The problem: Copy the listing below line for line, starting at its first line and ending with the line that has "const BAR = '#cccccc';" in it. Add nothing.

Raw data:
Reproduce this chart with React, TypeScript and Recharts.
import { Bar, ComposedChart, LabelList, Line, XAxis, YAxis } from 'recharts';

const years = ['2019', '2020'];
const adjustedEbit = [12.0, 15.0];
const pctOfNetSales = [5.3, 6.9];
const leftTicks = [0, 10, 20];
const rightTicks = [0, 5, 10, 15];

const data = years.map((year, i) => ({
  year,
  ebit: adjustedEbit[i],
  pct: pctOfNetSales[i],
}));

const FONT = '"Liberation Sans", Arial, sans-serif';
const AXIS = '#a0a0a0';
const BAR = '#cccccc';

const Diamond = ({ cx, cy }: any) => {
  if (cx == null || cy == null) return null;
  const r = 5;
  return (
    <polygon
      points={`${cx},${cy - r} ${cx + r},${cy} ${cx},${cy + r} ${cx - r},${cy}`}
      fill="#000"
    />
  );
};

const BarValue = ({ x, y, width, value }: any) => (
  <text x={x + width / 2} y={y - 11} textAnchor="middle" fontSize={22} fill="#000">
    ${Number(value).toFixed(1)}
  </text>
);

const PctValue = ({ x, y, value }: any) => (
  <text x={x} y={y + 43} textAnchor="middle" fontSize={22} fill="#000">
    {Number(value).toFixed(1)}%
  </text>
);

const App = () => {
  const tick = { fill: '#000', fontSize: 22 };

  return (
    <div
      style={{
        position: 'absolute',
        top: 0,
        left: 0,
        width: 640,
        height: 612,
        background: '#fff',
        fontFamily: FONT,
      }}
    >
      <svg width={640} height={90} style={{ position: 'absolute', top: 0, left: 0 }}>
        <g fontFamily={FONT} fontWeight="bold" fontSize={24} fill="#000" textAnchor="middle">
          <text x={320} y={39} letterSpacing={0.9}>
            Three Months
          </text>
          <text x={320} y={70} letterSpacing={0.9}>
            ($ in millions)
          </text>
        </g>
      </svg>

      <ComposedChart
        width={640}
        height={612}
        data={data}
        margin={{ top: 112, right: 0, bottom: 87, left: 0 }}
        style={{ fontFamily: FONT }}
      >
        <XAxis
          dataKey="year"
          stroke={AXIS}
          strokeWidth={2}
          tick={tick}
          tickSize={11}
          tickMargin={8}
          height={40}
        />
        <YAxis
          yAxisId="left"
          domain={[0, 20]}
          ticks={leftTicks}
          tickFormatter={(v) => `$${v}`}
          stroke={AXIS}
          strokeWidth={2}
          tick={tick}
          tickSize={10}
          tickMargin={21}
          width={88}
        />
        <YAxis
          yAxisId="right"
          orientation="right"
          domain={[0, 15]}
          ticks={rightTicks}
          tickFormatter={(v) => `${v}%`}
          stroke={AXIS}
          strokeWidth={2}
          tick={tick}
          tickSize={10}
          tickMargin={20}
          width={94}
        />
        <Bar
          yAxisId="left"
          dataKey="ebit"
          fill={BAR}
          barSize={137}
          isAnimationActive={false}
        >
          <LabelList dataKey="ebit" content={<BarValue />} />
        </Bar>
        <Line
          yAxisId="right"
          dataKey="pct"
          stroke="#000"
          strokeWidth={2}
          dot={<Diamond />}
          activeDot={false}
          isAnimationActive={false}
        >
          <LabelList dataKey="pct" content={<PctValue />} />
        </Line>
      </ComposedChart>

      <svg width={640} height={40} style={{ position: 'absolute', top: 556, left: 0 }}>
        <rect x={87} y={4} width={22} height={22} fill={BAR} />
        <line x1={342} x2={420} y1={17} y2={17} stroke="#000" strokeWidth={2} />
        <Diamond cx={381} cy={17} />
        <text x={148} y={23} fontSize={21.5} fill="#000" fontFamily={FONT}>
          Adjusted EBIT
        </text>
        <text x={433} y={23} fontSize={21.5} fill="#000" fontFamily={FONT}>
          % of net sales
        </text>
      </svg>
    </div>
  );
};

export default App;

Final answer:
Reproduce this chart with React, TypeScript and Recharts.
import { Bar, ComposedChart, LabelList, Line, XAxis, YAxis } from 'recharts';

const years = ['2019', '2020'];
const adjustedEbit = [12.0, 15.0];
const pctOfNetSales = [5.3, 6.9];
const leftTicks = [0, 10, 20];
const rightTicks = [0, 5, 10, 15];

const data = years.map((year, i) => ({
  year,
  ebit: adjustedEbit[i],
  pct: pctOfNetSales[i],
}));

const FONT = '"Liberation Sans", Arial, sans-serif';
const AXIS = '#a0a0a0';
const BAR = '#cccccc';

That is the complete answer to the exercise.